Edit 2: From this post Derivative criterion for repeated factors it must be the case that $f$ is not a product of linear factors, assuming my $\gcd$ is correct.

So how can I search for the factors? Is there an "elegant" way via a quick application of some theorem?

Answer 1

Edit : The idea of computing $\gcd(p,p')$ with

$$p=x^9+x^8+x^6+x^5+x^4+x^3+1 \ \text{and} \ p'=x^8+x^4+x^2$$

is a good one but the result is not $1$ ; it is

$$\gcd(p,p')=x^6+x^2+1$$

Indeed, applying the Euclidean algorithm based on recursive property :

$$\gcd(a,b)=\gcd(b,r) \ \text{for Euclidean division} \ a=bq+r$$

we get :

$$\gcd(p,p')=\gcd(p',r_1)=\gcd(r_1,r_2)=\gcd(r_2,r_3)$$

with the successive remainders :

$$\begin{cases}r_1&=&x^8+x^6+x^4+1\\r_2&=&x^6+x^2+1\\ r_3&=&x^6+x^2+1\end{cases}$$

The process stops there ("last nonzero remainder" criteria) because the next remainder is $0$.

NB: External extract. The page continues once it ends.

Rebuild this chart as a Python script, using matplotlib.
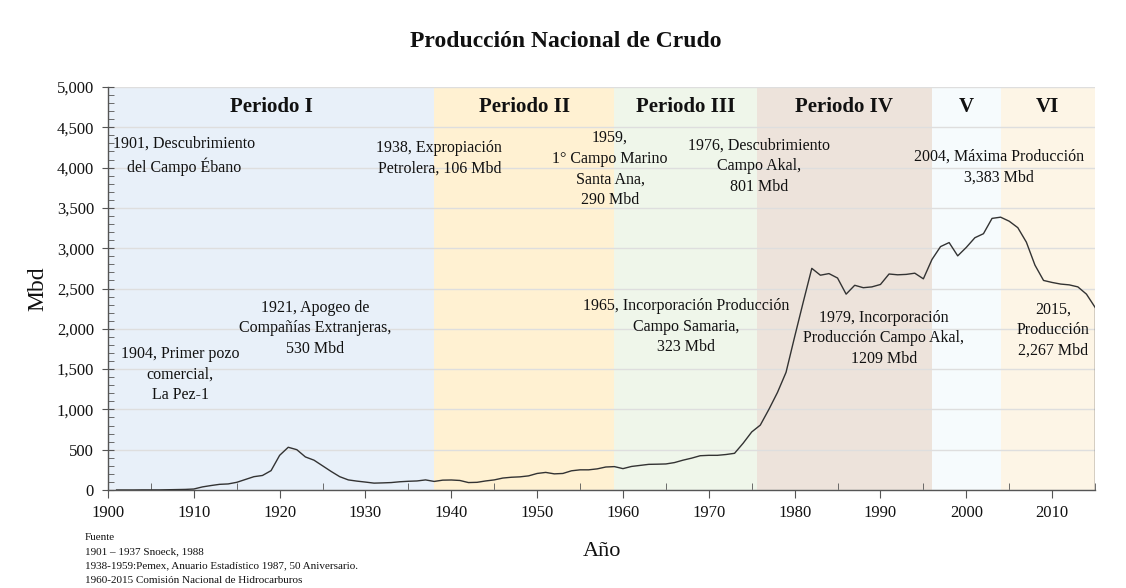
import matplotlib
matplotlib.use("Agg")
import matplotlib.pyplot as plt
from matplotlib.ticker import MultipleLocator, FuncFormatter

# ---------------- data ----------------
years = list(range(1901, 2016))
production = [
    0, 0, 0, 1, 1, 1, 3, 5, 7, 12,            # 1901-1910
    38, 55, 70, 75, 95, 130, 165, 180, 240, 430,  # 1911-1920
    530, 500, 410, 370, 300, 230, 165, 125, 110, 98,  # 1921-1930
    85, 88, 92, 102, 108, 112, 125, 106, 122, 124,    # 1931-1940
    118, 92, 95, 112, 125, 148, 158, 163, 175, 205,   # 1941-1950
    218, 200, 205, 238, 250, 250, 262, 285, 290, 265, # 1951-1960
    292, 305, 318, 320, 323, 340, 370, 395, 425, 430, # 1961-1970
    430, 440, 455, 580, 720, 805, 1000, 1210, 1460, 1900,  # 1971-1980
    2330, 2750, 2665, 2685, 2630, 2430, 2540, 2510, 2520, 2550,  # 1981-1990
    2680, 2670, 2675, 2690, 2620, 2860, 3020, 3070, 2905, 3010,  # 1991-2000
    3130, 3180, 3370, 3385, 3335, 3255, 3075, 2790, 2600, 2575,  # 2001-2010
    2555, 2545, 2520, 2430, 2267,                               # 2011-2015
]

period_names = ["Periodo I", "Periodo II", "Periodo III", "Periodo IV", "V", "VI"]
period_starts = [1900, 1938, 1959, 1975.6, 1996, 2004]
period_ends = [1938, 1959, 1975.6, 1996, 2004, 2015]
period_colors = ["#e8f0f9", "#fff1d2", "#eff6ea", "#ede3db", "#f6fbfd", "#fdf5e6"]

events = [
    "1901, Descubrimiento\ndel Campo Ébano",
    "1904, Primer pozo\ncomercial,\nLa Pez-1",
    "1921, Apogeo de\nCompañías Extranjeras,\n530 Mbd",
    "1938, Expropiación\nPetrolera, 106 Mbd",
    "1959,\n1° Campo Marino\nSanta Ana,\n290 Mbd",
    "1965, Incorporación Producción\nCampo Samaria,\n323 Mbd",
    "1976, Descubrimiento\nCampo Akal,\n801 Mbd",
    "1979, Incorporación\nProducción Campo Akal,\n1209 Mbd",
    "2004, Máxima Producción\n3,383 Mbd",
    "2015,\nProducción\n2,267 Mbd",
]
# label anchor (year, Mbd) for the top line of each annotation
event_x = [1908.9, 1908.4, 1924.1, 1938.6, 1958.5, 1967.4, 1975.9, 1990.4, 2003.8, 2010.1]
event_y = [4395, 1785, 2360, 4345, 4465, 2380, 4375, 2235, 4230, 2335]

source_lines = [
    "Fuente",
    "1901 \u2013 1937 Snoeck, 1988",
    "1938-1959:Pemex, Anuario Estadístico 1987, 50 Aniversario.",
    "1960-2015 Comisión Nacional de Hidrocarburos",
]

# ---------------- plot ----------------
plt.rcParams["font.family"] = ["Liberation Serif", "DejaVu Serif"]
fig = plt.figure(figsize=(11.26, 5.88), dpi=100)
ax = fig.add_axes([0.0959, 0.1667, 0.8766, 0.6853])

for s, e, c in zip(period_starts, period_ends, period_colors):
    ax.axvspan(s, e, color=c, zorder=0, lw=0)
for s, e, n in zip(period_starts, period_ends, period_names):
    ax.text((s + e) / 2, 4750, n, ha="center", va="center",
            fontsize=15, fontweight="bold", color="#111111", zorder=4)

ax.set_xlim(1900, 2015)
ax.set_ylim(0, 5000)
ax.yaxis.set_major_locator(MultipleLocator(500))
ax.yaxis.set_minor_locator(MultipleLocator(100))
ax.xaxis.set_major_locator(MultipleLocator(10))
ax.xaxis.set_minor_locator(MultipleLocator(5))
ax.yaxis.set_major_formatter(FuncFormatter(lambda v, p: f"{int(v):,}"))
ax.grid(axis="y", color="#dedede", lw=1.0, zorder=1)
ax.set_axisbelow(True)

ax.plot(years, production, color="#333333", lw=1.0, zorder=3)
ax.vlines(years[-1], 0, production[-1], color="#333333", lw=1.0, zorder=3)

for t, x, y in zip(events, event_x, event_y):
    ax.text(x, y, t, ha="center", va="top", fontsize=11.5,
            color="#111111", linespacing=1.38, zorder=4)

for sp in ["top", "right"]:
    ax.spines[sp].set_visible(False)
for sp in ["left", "bottom"]:
    ax.spines[sp].set_color("#555555")
    ax.spines[sp].set_linewidth(1.0)

ax.tick_params(axis="y", which="major", direction="inout", length=8,
               color="#555555", labelsize=12, labelcolor="#111111", pad=6)
ax.tick_params(axis="y", which="minor", direction="in", length=4, color="#555555")
ax.tick_params(axis="x", which="major", direction="out", length=6,
               color="#555555", labelsize=12, labelcolor="#111111", pad=5)
ax.tick_params(axis="x", which="minor", direction="in", length=5, color="#555555")

ax.set_ylabel("Mbd", fontsize=17, color="#111111", labelpad=6)
ax.set_xlabel("Año", fontsize=16, color="#111111", labelpad=15)

fig.text(0.502, 0.930, "Producción Nacional de Crudo", ha="center", va="center",
         fontsize=17, fontweight="bold", color="#111111")

for i, line in enumerate(source_lines):
    fig.text(0.0755, 1 - (537 + i * 14.5) / 588, line, ha="left", va="center",
             fontsize=8, color="#111111")

fig.savefig("out.png", dpi=100)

Let us check it with the following little SAGEmath program :

B.<x>=GF(2)[]
p=x^9+x^8+x^6+x^5+x^4+x^3+1;
q=p.factor();q
#
pp=p.derivative();pp
r=gcd(p,pp);r

giving the following answers :

$$q=(x^3 + x^2 + 1)(x^3 + x + 1)^2$$

$$pp=p'=x^8+x^4+x^2$$

$$r=\gcd(p,p')=x^6 + x^2 + 1=(x^3+x+1)^2$$

Remark : using SAGEmath online is very easy ; just call it in this way :

https://sagecell.sagemath.org/

type your program, then hit the button "Evaluate'.

Answer 2

We all do things our own way. This is what I did.

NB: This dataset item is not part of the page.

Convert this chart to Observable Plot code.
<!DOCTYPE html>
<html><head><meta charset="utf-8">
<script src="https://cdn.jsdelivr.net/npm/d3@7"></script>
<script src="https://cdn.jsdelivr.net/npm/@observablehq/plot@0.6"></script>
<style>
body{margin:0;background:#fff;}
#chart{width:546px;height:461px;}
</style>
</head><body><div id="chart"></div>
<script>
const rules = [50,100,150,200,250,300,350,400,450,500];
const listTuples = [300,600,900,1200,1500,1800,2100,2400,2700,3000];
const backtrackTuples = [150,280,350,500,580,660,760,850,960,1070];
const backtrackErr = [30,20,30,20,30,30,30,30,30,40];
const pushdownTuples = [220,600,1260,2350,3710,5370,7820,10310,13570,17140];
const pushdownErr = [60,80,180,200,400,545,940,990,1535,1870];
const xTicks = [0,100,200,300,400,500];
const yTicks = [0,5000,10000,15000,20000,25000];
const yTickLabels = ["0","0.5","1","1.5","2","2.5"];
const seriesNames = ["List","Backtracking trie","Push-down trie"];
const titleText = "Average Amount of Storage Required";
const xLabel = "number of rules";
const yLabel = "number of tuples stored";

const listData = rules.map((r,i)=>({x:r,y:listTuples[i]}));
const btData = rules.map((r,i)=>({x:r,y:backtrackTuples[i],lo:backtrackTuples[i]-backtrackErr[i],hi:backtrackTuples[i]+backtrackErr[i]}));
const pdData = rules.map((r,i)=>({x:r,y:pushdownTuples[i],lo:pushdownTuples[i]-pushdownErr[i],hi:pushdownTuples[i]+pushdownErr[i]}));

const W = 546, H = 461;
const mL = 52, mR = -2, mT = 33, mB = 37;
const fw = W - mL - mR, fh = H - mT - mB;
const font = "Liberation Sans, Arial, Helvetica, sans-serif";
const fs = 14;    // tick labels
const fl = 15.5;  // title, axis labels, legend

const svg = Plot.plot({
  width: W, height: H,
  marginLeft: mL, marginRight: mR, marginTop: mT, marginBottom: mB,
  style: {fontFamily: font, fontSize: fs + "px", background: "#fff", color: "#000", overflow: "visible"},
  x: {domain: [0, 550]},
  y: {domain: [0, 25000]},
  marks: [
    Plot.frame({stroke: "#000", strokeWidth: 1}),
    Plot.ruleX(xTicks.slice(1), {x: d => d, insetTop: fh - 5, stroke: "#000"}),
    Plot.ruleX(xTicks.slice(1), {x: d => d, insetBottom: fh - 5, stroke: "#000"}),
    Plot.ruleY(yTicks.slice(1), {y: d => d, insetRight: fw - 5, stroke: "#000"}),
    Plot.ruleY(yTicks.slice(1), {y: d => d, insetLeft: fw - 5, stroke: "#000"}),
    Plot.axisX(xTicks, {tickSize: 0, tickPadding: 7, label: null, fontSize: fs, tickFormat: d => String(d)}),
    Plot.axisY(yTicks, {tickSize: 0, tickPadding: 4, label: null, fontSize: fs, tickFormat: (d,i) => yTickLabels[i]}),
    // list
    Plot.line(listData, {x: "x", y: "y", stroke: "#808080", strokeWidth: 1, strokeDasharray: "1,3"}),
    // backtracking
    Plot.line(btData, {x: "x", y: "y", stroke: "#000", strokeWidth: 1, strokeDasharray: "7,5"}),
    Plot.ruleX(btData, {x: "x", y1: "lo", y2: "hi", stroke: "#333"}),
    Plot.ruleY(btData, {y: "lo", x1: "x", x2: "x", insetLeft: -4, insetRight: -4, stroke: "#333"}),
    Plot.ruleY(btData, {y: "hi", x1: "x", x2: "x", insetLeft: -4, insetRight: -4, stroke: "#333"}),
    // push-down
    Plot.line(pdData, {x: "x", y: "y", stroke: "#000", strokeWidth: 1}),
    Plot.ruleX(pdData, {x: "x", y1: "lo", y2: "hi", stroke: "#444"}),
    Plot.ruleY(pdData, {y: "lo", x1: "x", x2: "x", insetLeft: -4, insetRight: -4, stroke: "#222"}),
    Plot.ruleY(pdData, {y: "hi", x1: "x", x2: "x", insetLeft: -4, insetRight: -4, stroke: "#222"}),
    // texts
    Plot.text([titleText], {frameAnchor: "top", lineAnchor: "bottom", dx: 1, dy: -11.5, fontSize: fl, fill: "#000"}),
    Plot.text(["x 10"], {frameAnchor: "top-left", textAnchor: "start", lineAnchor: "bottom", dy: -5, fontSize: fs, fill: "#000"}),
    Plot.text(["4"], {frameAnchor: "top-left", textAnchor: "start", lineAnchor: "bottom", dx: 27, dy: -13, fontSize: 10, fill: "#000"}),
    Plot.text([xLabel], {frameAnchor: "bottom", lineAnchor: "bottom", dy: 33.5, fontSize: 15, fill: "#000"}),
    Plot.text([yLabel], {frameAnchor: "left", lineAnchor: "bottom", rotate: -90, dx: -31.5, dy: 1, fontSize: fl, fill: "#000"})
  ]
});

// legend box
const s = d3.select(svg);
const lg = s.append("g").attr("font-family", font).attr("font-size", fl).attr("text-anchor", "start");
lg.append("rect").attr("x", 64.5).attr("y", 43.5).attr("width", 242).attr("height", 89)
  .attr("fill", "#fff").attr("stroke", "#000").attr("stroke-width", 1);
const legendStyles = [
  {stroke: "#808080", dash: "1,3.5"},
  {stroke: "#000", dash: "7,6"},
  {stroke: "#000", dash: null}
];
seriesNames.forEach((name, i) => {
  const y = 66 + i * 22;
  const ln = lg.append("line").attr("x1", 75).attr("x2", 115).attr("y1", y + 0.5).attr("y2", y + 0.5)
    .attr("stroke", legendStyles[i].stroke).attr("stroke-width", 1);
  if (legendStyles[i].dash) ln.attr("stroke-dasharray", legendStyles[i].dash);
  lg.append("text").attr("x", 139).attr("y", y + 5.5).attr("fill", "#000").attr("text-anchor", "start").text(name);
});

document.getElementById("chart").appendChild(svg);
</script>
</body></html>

First clearly $f(0)\ne 0$ and $f(1)\ne 0$ so $f$ has no linear factors.

Now a quick calculation gives $$ f'(x)=x^8+x^4+x^2=x^2(x^6+x^2+1)=x^2(x^3+x+1)^2. $$

Hence any common factor (if there is one) involves only powers of the two irreducible factors of $f'$, namely $x$ and $x^3+x+1$. We've already eliminated $x$ as a factor.

Hence if $f$ has a repeated factor it is $f(x)=(x^3+x+1)^2 g(x)$, where $g(x)$ is cubic with no linear factor. Hence $g(x)$ is one of the two possible irreducible cubics, namely $x^3+x+1$ or $x^3+x^2+1$.

It is very easy to multiply out and see that indeed $f(x)=(x^3+x+1)^2 (x^3+x^2+1)$.